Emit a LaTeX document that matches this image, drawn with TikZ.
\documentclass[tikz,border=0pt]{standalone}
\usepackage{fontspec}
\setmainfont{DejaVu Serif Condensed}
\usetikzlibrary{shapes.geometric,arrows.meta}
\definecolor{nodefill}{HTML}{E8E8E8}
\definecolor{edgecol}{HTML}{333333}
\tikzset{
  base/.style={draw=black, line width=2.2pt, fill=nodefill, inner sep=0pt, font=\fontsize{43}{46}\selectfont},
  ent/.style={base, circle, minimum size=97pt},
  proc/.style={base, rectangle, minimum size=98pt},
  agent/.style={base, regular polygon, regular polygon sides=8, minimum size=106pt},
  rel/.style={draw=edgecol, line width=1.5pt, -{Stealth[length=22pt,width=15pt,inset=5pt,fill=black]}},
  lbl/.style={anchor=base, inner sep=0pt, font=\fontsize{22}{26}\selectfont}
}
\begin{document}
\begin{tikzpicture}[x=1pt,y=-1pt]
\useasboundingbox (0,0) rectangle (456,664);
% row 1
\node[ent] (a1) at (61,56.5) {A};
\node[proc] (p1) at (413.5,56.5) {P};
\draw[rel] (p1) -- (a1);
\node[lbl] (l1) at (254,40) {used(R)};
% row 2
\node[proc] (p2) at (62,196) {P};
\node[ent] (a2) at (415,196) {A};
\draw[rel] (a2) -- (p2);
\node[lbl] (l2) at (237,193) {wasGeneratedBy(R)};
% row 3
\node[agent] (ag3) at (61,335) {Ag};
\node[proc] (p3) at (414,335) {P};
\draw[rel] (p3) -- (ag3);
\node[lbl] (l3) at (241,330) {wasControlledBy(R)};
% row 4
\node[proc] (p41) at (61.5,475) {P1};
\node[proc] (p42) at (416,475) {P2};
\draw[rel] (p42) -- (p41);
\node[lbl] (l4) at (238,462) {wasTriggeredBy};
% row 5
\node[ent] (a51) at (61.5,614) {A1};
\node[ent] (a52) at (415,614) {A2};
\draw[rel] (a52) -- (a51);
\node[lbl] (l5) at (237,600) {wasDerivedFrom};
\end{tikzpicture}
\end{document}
···
DIRECTIVE – Copy out the material word for word and line for line.

WRITTEN ANSWER –
Emit a LaTeX document that matches this image, drawn with TikZ.
\documentclass[tikz,border=0pt]{standalone}
\usepackage{fontspec}
\setmainfont{DejaVu Serif Condensed}
\usetikzlibrary{shapes.geometric,arrows.meta}
\definecolor{nodefill}{HTML}{E8E8E8}
\definecolor{edgecol}{HTML}{333333}
\tikzset{
  base/.style={draw=black, line width=2.2pt, fill=nodefill, inner sep=0pt, font=\fontsize{43}{46}\selectfont},
  ent/.style={base, circle, minimum size=97pt},
  proc/.style={base, rectangle, minimum size=98pt},
  agent/.style={base, regular polygon, regular polygon sides=8, minimum size=106pt},
  rel/.style={draw=edgecol, line width=1.5pt, -{Stealth[length=22pt,width=15pt,inset=5pt,fill=black]}},
  lbl/.style={anchor=base, inner sep=0pt, font=\fontsize{22}{26}\selectfont}
}
\begin{document}
\begin{tikzpicture}[x=1pt,y=-1pt]
\useasboundingbox (0,0) rectangle (456,664);
% row 1
\node[ent] (a1) at (61,56.5) {A};
\node[proc] (p1) at (413.5,56.5) {P};
\draw[rel] (p1) -- (a1);
\node[lbl] (l1) at (254,40) {used(R)};
% row 2
\node[proc] (p2) at (62,196) {P};
\node[ent] (a2) at (415,196) {A};
\draw[rel] (a2) -- (p2);
\node[lbl] (l2) at (237,193) {wasGeneratedBy(R)};
% row 3
\node[agent] (ag3) at (61,335) {Ag};
\node[proc] (p3) at (414,335) {P};
\draw[rel] (p3) -- (ag3);
\node[lbl] (l3) at (241,330) {wasControlledBy(R)};
% row 4
\node[proc] (p41) at (61.5,475) {P1};
\node[proc] (p42) at (416,475) {P2};
\draw[rel] (p42) -- (p41);
\node[lbl] (l4) at (238,462) {wasTriggeredBy};
% row 5
\node[ent] (a51) at (61.5,614) {A1};
\node[ent] (a52) at (415,614) {A2};
\draw[rel] (a52) -- (a51);
\node[lbl] (l5) at (237,600) {wasDerivedFrom};
\end{tikzpicture}
\end{document}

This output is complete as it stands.